Dal 1975 al 2019, in Usa la mortalità per cancro al seno si è ridotta del 58%, passando da 48 decessi per 100 mila donne a 27 per 100 mila. I progressi sono da attribuire per il 25% agli screening, per il 29% ai miglioramenti nel trattamento in fase metastatica e per il 47% a quelli negli stadi compresi tra I e III. È quanto emerge da uno studio coordinato da ricercatori della Stanford University e pubblicato sul Journal of the American Medical Association.
Lo studio ha passato in rassegna i dati sulla mortalità per tumore al seno negli ultimi 45 anni applicando modelli matematici per stimare l'apporto ai progressi da ogni innovazione terapeutica e diagnostica.
Una delle scoperte più rilevanti dello studio è che, se i progressi nelle forme più precoci di malattia sono osservabili nel passato più lontano, "i miglioramenti nella sopravvivenza dopo la comparsa di metastasi si sono concentrati in gran parte negli ultimi 10 anni, con un miglioramento medio della sopravvivenza di 1,4 anni", si legge in un editoriale publicato a corredo dello studio. Questo risultato è lo specchio di una grande disponibilità di farmaci per le forme metastatiche della malattia: negli ultimi anni ne sono arrivati sul mercato 26, un numero 6 volte più alto rispetto a quelli indicati per le forme precoci.
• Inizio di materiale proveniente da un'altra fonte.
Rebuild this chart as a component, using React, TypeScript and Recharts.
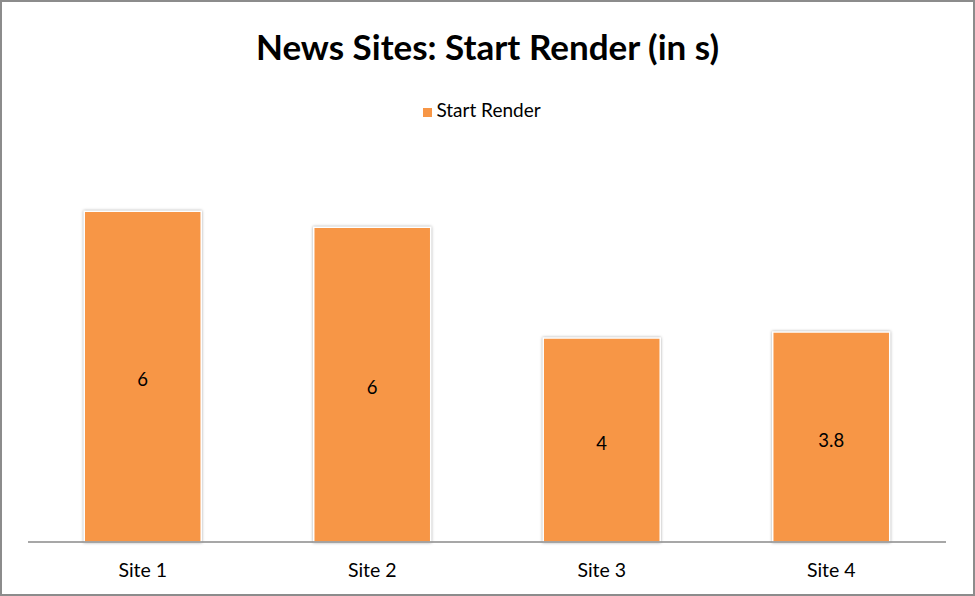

Tra le forme tumorali, quelle che hanno goduto di maggiori progressi sono quelle positive per i recettori ormonali, mentre altri tipi di tumore al seno presentano ancora una mortalità più alta. Anche in questo campo si intravedono, però, novità: "Vale la pena richiamare l'attenzione sull'emergere di promettenti coniugati farmaco-anticorpo nel cancro al seno metastatico, che devono ancora essere approvati per la malattia in stadio iniziale ma mostrano una promessa significativa per il cancro al seno triplo negativo", aggiunge l'editoriale.